Technical analysis of fundamentals data is the subject of Time the Markets by Charles Kirkpatrick. To be specific, this is a book about developing trading systems which use fundamental data as the primary input. Actually, to be even more specific, it’s a book about using moving average crossover systems based on fundamental data to time stock market investment.
I’ve got mixed views on this book. It’s very narrow concentration on only one type of system inherently limits its usefulness. I like the overall concept of applying technical methods to fundamental data (we’re talking corporate, economic, monetary, and sentiment figures), and the author touches on a broad array of potentially useful fundamental data. Most of those statistics are put aside as not being of any use, however, because the testing couldn’t find a moving average combination that worked. The author admits that another system might show different results in that regard, but as a reader we spend a fair bit of time, in a book that isn’t very long to begin with, going through variations on “no useful system was found using this statistic”.

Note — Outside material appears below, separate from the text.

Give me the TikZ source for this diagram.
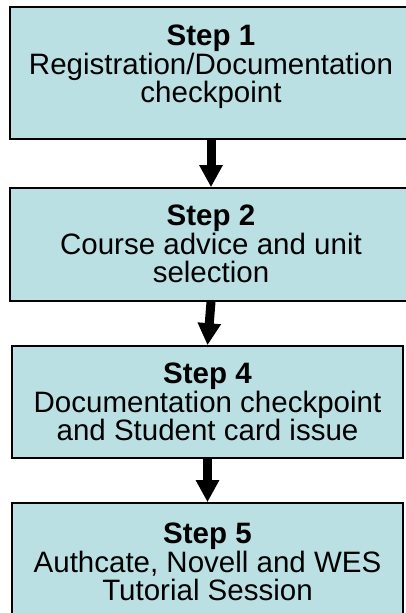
\documentclass[tikz,border=0pt]{standalone}
\usepackage{fontspec}
\setmainfont{Liberation Sans}
\usetikzlibrary{arrows.meta}
\definecolor{boxfill}{RGB}{187,224,227}
\begin{document}
\begin{tikzpicture}[x=1pt,y=1pt,
  stepbox/.style={draw=black, line width=1.6pt, fill=boxfill, rectangle, inner sep=0pt},
  steptext/.style={anchor=north, align=center, inner sep=0pt, font=\fontsize{29.5}{28.5}\selectfont},
  flow/.style={line width=9pt, -{Triangle[width=22pt,length=22pt]}}]
\useasboundingbox (0,0) rectangle (406,-613);
\node[stepbox, minimum width=402pt, minimum height=132pt] (b1) at (211,-73) {};
\node[stepbox, minimum width=402pt, minimum height=113pt] (b2) at (211,-244.5) {};
\node[stepbox, minimum width=391pt, minimum height=112pt] (b3) at (207.5,-402) {};
\node[stepbox, minimum width=391pt, minimum height=114pt] (b4) at (207.5,-560) {};
\node[steptext] (t1) at (211,-25) {\textbf{Step 1}\\Registration/Documentation\\checkpoint};
\node[steptext] (t2) at (211,-205) {\textbf{Step 2}\\Course advice and unit\\selection};
\node[steptext] (t3) at (207.5,-363) {\textbf{Step 4}\\Documentation checkpoint\\and Student card issue};
\node[steptext] (t4) at (207.5,-523) {\textbf{Step 5}\\Authcate, Novell and WES\\Tutorial Session};
\draw[flow] (b1.south) -- (b2.north);
\draw[flow] (b2.south) -- (b3.north);
\draw[flow] (b3.south) -- (b4.north);
\end{tikzpicture}
\end{document}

I’m also not that keen on the writing. It may just be a question of my level of experience, but I felt like a lot of the discussion was VERY basic. Someone brand new to technical analysis might find that useful, but I can’t help but feel the author went a little too far in explaining simple concepts like moving averages. It makes for unnecessary verbiage. To be honest, the meaningful material in this book aren’t really enough in my mind to warrant more than a pamphlet.
That said, there are some interesting discussions of trading system development and testing. Also, for those interested in the application of technical methods to fundamental data there are certainly things which could provide inspiration for further research.